Close-up on a server working in a restuarant and holding a notepad

Toned outdoor cafe scene with waitress taking order
At NWLC, the millions of women on the front lines of the COVID-19 pandemic are constantly on our minds. There are women who have struggled to get by as restaurant servers and bartenders, fast food workers, hotel clerks, housekeeping cleaners, retail salespersons, nail salon workers, staff at theaters and other entertainment venues, and in other service sector positions who now face a high risk of losing their jobs altogether. Many others—including the personal care and home health aides caring for people managing illness in their homes, the cashiers staffing grocery stores, and the child care workers caring for the children of health care workers and first responders—find that their work is more essential than ever, but don’t find that their paychecks are any bigger as a result.
Women are the majority in all these jobs—which are among the 40 lowest paying jobs in the United States. Our new report, When Hard Work Is Not Enough: Women in Low-Paid Jobs, examines the lives of these women and how they were faring in 2018, the most recent year for which national data on poverty and income are available. We find that in a year in which by some measures our economy was booming, millions of women in low-paid jobs faced severe economic hardship. Today, the rapid spread of coronavirus has dramatically shifted our economic landscape—and these women and their families are likely to be hit first and hardest by the recession that is sure to follow.
Here are four not-at-all-fun facts about women in low-paid jobs:

  1. Women make up 64 percent of workers in the 40 lowest paying jobs—and women are more likely to hold low-paid jobs than men, and face a higher risk of economic insecurity than men, in every state in the U.S. Our new map and data tables can show you how women in low-paid jobs are faring in your state.
  2. There is disproportionate representation of women of color in low-paid jobs.

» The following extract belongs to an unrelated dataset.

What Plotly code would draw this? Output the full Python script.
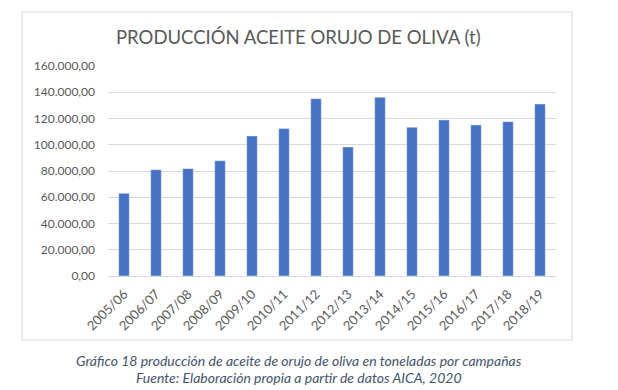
import plotly.graph_objects as go

campaigns = ["2005/06", "2006/07", "2007/08", "2008/09", "2009/10", "2010/11", "2011/12",
             "2012/13", "2013/14", "2014/15", "2015/16", "2016/17", "2017/18", "2018/19"]
production = [63000, 81000, 81800, 87800, 106700, 112300, 135100,
              98300, 136200, 113300, 118900, 115100, 117600, 131000]
y_ticks = [0, 20000, 40000, 60000, 80000, 100000, 120000, 140000, 160000]

title_text = "PRODUCCIÓN ACEITE ORUJO DE OLIVA (t)"
caption_1 = "Gráfico 18 producción de aceite de orujo de oliva en toneladas por campañas"
caption_2 = "Fuente: Elaboración propia a partir de datos AICA, 2020"

OFF = 8  # browser default body margin
W, H = 618 - OFF, 390 - OFF
L, R, T, B = 108 - OFF, 556 - OFF, 66 - OFF, 276 - OFF  # plot area in pixels


def px(x):
    return (x - OFF - L) / (R - L)


def py(y):
    return (B - (y - OFF)) / (B - T)


fig = go.Figure(go.Bar(
    x=campaigns, y=production, marker_color="#4472C4", width=0.33,
    hoverinfo="x+y",
))

fig.update_layout(
    width=W, height=H,
    margin=dict(l=L, r=W - R, t=T, b=H - B, autoexpand=False),
    paper_bgcolor="white", plot_bgcolor="white",
    separators=",.",
    font=dict(family="Lato, Open Sans, sans-serif", color="#595959", size=12),
    showlegend=False,
    xaxis=dict(tickangle=-45, showgrid=False, showline=False, ticks="",
               automargin=False, ticklabelstandoff=7,
               tickfont=dict(size=13, color="#595959"), range=[-0.5, 13.5]),
    yaxis=dict(range=[0, 160000], tickvals=y_ticks, tickformat=",.2f",
               automargin=False,
               showgrid=True, gridcolor="#d9d9d9", gridwidth=1, zeroline=True,
               zerolinecolor="#d9d9d9", zerolinewidth=1, showline=False, ticks="",
               ticklabelstandoff=12, tickfont=dict(size=12, color="#595959")),
    shapes=[dict(type="rect", xref="paper", yref="paper",
                 x0=px(22), x1=px(572), y0=py(340), y1=py(12),
                 line=dict(color="#d9d9d9", width=1), fillcolor="rgba(0,0,0,0)",
                 layer="below")],
    annotations=[
        dict(text=title_text, xref="paper", yref="paper", x=px(298), y=py(37),
             showarrow=False, xanchor="center", yanchor="middle",
             font=dict(size=18.5, color="#595959", family="Lato, Open Sans, sans-serif")),
        dict(text="<i>" + caption_1 + "</i>", xref="paper", yref="paper", x=px(299), y=py(360),
             showarrow=False, xanchor="center", yanchor="middle",
             font=dict(size=14, color="#44546A", family="Lato, Open Sans, sans-serif")),
        dict(text="<i>" + caption_2 + "</i>", xref="paper", yref="paper", x=px(299), y=py(377),
             showarrow=False, xanchor="center", yanchor="middle",
             font=dict(size=14, color="#44546A", family="Lato, Open Sans, sans-serif")),
    ],
)

fig.write_html("out.html")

Black women’s share of the low-paid workforce, for example, is 5 times larger than their share of the overall workforce, while Latinas make up a share of the low-paid workforce that is more than twice as large as their share of the workforce overall.

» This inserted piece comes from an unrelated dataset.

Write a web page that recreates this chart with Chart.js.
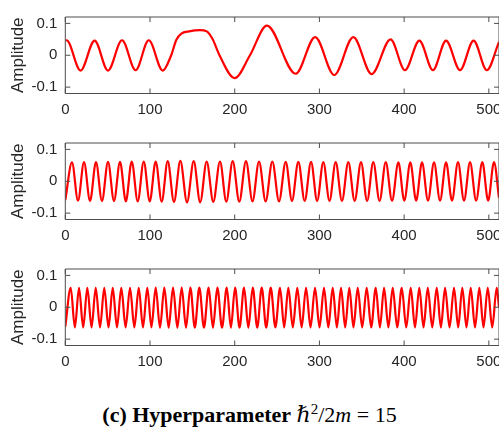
<!DOCTYPE html>
<html>
<head>
<meta charset="utf-8">
<script src="https://cdn.jsdelivr.net/npm/chart.js@4.4.1/dist/chart.umd.min.js"></script>
<style>
  body { margin: 0; width: 499px; height: 441px; overflow: hidden; background: #fff; position: relative; }
  .panel { position: absolute; left: 0; }
  #caption { position: absolute; left: 0; width: 499px; top: 403px; line-height: 24px; text-align: center;
             font-family: "Liberation Serif", "DejaVu Serif", serif; font-size: 22px; color: #000; white-space: nowrap; }
  #caption i { font-style: italic; }
  #caption sup { font-size: 15px; line-height: 0; vertical-align: 8px; }
</style>
</head>
<body>
<canvas class="panel" id="c1" width="530" height="125" style="top:0px"></canvas>
<canvas class="panel" id="c2" width="530" height="125" style="top:125.5px"></canvas>
<canvas class="panel" id="c3" width="530" height="125" style="top:251.5px"></canvas>
<div id="caption"><b>(c) Hyperparameter</b> <i>ℏ</i><sup>2</sup>/2<i>m</i> = 15</div>

<script>
// axis ticks
const xTicks = [0, 100, 200, 300, 400, 500];
const yTicks = [-0.1, 0, 0.1];
const yTickLabels = ['-0.1', '0', '0.1'];

// panel 1: extrema and shape points
const wave1X = [0, 1.5, 18, 34.6, 50.4, 67, 83, 98.5, 115, 125, 131, 137, 146, 159, 167, 174, 182, 200, 218, 238,
                272, 295, 317.5, 340, 361.7, 384, 401, 418, 434, 449.5, 466, 482, 497.6, 512];
const wave1Y = [0.046, 0.047, -0.048, 0.046, -0.048, 0.047, -0.047, 0.047, -0.048, 0.0, 0.048, 0.068, 0.075, 0.079, 0.075, 0.05, 0.0, -0.072, 0.0, 0.093,
                -0.058, 0.057, -0.062, 0.057, -0.059, 0.050, -0.047, 0.046, -0.047, 0.046, -0.047, 0.046, -0.047, 0.042];

// panel 2: peaks and troughs
const wave2X = [0, 7.9, 15, 22.1, 29.2, 36.2, 43.3, 50.4, 57.5, 64.6, 71.5, 78.4, 85.5, 92.6, 99.7, 106.7, 113.8,
                120.9, 128.3, 135.8, 143.7, 151.6, 159.2, 166.9, 174.7, 182.6, 190.1, 197.6, 205.4, 213.3, 221,
                228.7, 236.5, 244.4, 252.3, 260.2, 267.6, 275.1, 282.6, 290.1, 297.3, 304.6, 311.9, 319.2, 326.6,
                334.1, 341.6, 349.1, 356.3, 363.6, 371, 378.3, 385.7, 393.2, 400.2, 407.3, 414.2, 421.1, 428.2,
                435.3, 442.4, 449.5, 456.5, 463.6, 470.7, 477.8, 485, 492.3, 499.2, 506.1, 512];
const wave2Y = [-0.059, 0.059, -0.061, 0.060, -0.062, 0.060, -0.062, 0.061, -0.062, 0.061, -0.063, 0.062, -0.063,
                0.062, -0.063, 0.062, -0.064, 0.063, -0.065, 0.064, -0.066, 0.063, -0.066, 0.062, -0.065, 0.062,
                -0.064, 0.063, -0.064, 0.063, -0.063, 0.062, -0.063, 0.062, -0.063, 0.061, -0.062, 0.061, -0.062,
                0.061, -0.062, 0.060, -0.062, 0.060, -0.062, 0.060, -0.062, 0.060, -0.062, 0.060, -0.062, 0.060,
                -0.061, 0.059, -0.061, 0.059, -0.061, 0.059, -0.061, 0.059, -0.061, 0.059, -0.061, 0.060, -0.061,
                0.060, -0.061, 0.060, -0.061, 0.060, -0.052];

// panel 3: peaks and troughs
const wave3X = [0, 6.4, 11.3, 16.2, 21.1, 26, 31, 35.9, 41, 46, 51, 56, 61, 66.1, 71.2, 76.4, 81.5, 86.7, 91.7,
                96.8, 101.7, 106.7, 111.8, 116.9, 122, 127.2, 132.3, 137.4, 142.5, 147.6, 152.9, 158.2, 163.7,
                169.2, 174.3, 179.5, 185, 190.6, 195.5, 200.4, 205.7, 211, 216.1, 221.3, 226.6, 231.9, 237.2,
                242.5, 248, 253.5, 258.4, 263.3, 268.6, 273.9, 279, 284.2, 289.5, 294.8, 300.1, 305.4, 310.5,
                315.7, 320.6, 325.5, 330.4, 335.3, 340.2, 345.2, 350.5, 355.8, 361.1, 366.5, 371.4, 376.3, 381.4,
                386.5, 391.8, 397.2, 402.5, 407.8, 412.8, 417.9, 422.9, 427.9, 433.2, 438.5, 443.4, 448.3, 453.6,
                458.9, 463.8, 468.7, 473.6, 478.6, 483.7, 488.8, 493.7, 498.7, 504, 509.3, 512];
const wave3Y = [-0.061, 0.061, -0.063, 0.061, -0.063, 0.061, -0.063, 0.061, -0.063, 0.061, -0.063, 0.061, -0.063,
                0.061, -0.063, 0.061, -0.063, 0.061, -0.063, 0.061, -0.063, 0.062, -0.064, 0.062, -0.064, 0.062,
                -0.064, 0.062, -0.064, 0.062, -0.064, 0.062, -0.064, 0.062, -0.064, 0.062, -0.064, 0.062, -0.064,
                0.062, -0.064, 0.062, -0.064, 0.062, -0.064, 0.062, -0.064, 0.062, -0.063, 0.061, -0.063, 0.061,
                -0.063, 0.061, -0.063, 0.061, -0.063, 0.061, -0.063, 0.061, -0.063, 0.061, -0.063, 0.061, -0.063,
                0.061, -0.063, 0.061, -0.063, 0.061, -0.063, 0.061, -0.063, 0.061, -0.063, 0.061, -0.063, 0.061,
                -0.063, 0.061, -0.063, 0.061, -0.063, 0.061, -0.063, 0.061, -0.063, 0.061, -0.063, 0.061, -0.063,
                0.061, -0.063, 0.061, -0.063, 0.061, -0.063, 0.061, -0.063, 0.061, 0.0];

const boxPlugin = {
    id: 'box',
    afterDraw(chart) {
        const ctx = chart.ctx;
        const a = chart.chartArea;
        const x = chart.scales.x;
        const y = chart.scales.y;
        ctx.save();
        ctx.strokeStyle = '#4d4d4d';
        ctx.lineWidth = 1;
        ctx.beginPath();
        ctx.rect(a.left, a.top, a.right - a.left, a.bottom - a.top);
        xTicks.forEach(v => {
            let px = x.getPixelForValue(v);
            ctx.moveTo(px, a.bottom);
            ctx.lineTo(px, a.bottom - 5);
            ctx.moveTo(px, a.top);
            ctx.lineTo(px, a.top + 5);
        });
        yTicks.forEach(v => {
            let py = y.getPixelForValue(v);
            ctx.moveTo(a.left, py);
            ctx.lineTo(a.left + 5, py);
            ctx.moveTo(a.right, py);
            ctx.lineTo(a.right - 5, py);
        });
        ctx.stroke();
        ctx.restore();
    }
};

function makePanel(id, xs, ys) {
    let points = xs.map((v, k) => ({ x: v, y: ys[k] }));
    return new Chart(document.getElementById(id), {
        type: 'line',
        data: {
            datasets: [{
                data: points,
                borderColor: '#ff0000',
                borderWidth: 2.2,
                pointRadius: 0,
                fill: false,
                cubicInterpolationMode: 'monotone'
            }]
        },
        options: {
            responsive: false,
            animation: false,
            events: [],
            layout: { padding: { top: 5, right: 31, left: 0, bottom: 0 } },
            plugins: { legend: { display: false }, tooltip: { enabled: false } },
            scales: {
                x: {
                    type: 'linear',
                    min: 0,
                    max: 512,
                    grid: { display: false, drawTicks: false },
                    border: { display: false },
                    afterBuildTicks: s => { s.ticks = xTicks.map(v => ({ value: v })); },
                    afterFit: s => { s.height = 31.5; },
                    ticks: {
                        padding: 7,
                        maxRotation: 0,
                        color: '#262626',
                        font: { family: 'Liberation Sans, Arial, sans-serif', size: 15 },
                        callback: v => String(v)
                    }
                },
                y: {
                    min: -0.12,
                    max: 0.12,
                    grid: { display: false, drawTicks: false },
                    border: { display: false },
                    afterBuildTicks: s => { s.ticks = yTicks.map(v => ({ value: v })); },
                    afterFit: s => { s.width = 65.3; },
                    ticks: {
                        padding: 8,
                        color: '#262626',
                        font: { family: 'Liberation Sans, Arial, sans-serif', size: 15 },
                        callback: v => yTickLabels[yTicks.indexOf(Math.round(v * 10) / 10)]
                    },
                    title: {
                        display: true,
                        text: 'Amplitude',
                        color: '#262626',
                        padding: { top: 8, bottom: 0 },
                        font: { family: 'Liberation Sans, Arial, sans-serif', size: 17 }
                    }
                }
            }
        },
        plugins: [boxPlugin]
    });
}

makePanel('c1', wave1X, wave1Y);
makePanel('c2', wave2X, wave2Y);
makePanel('c3', wave3X, wave3Y);
</script>
</body>
</html>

  3. Women of color in low-paid jobs face a high risk of falling below or near the poverty line. Among all women of color working full time in low-paid jobs, 43 percent lived in or near poverty in 2018, compared to 35 percent of white, non-Hispanic women. 44 percent of Latinas, 46 percent of Native American women, and 49 percent of Black women working full time in low-paid jobs had household incomes below twice the poverty line.
  4. More than two-thirds of mothers in the low-paid workforce (69 percent) are the sole or primary breadwinners for their families. 84 percent of Black mothers in the low-paid workforce are sole or primary breadwinners. Feeding and caring for a family can be nearly impossible on low wages. Even when working full time, 58 percent of women of color who are mothers working in low-paid jobs had incomes below twice the poverty line in 2018, including 21 percent who lived in poverty.

The COVID-19 pandemic highlights the gaps in our economic and social infrastructure that have resulted from decades of undervaluing the work that women and people of color do and underinvesting in the supports that families with low and moderate incomes need. To mitigate the vast impact of this public health crisis and stabilize our economy, policy makers must deliver relief for women and their families now and make comprehensive public investments that remedy underlying flaws in our programs and systems. When we center the Black and brown women most likely to be in low-paid jobs in driving a policy agenda to correct these inequities, all of us will benefit—not just the wealthy few.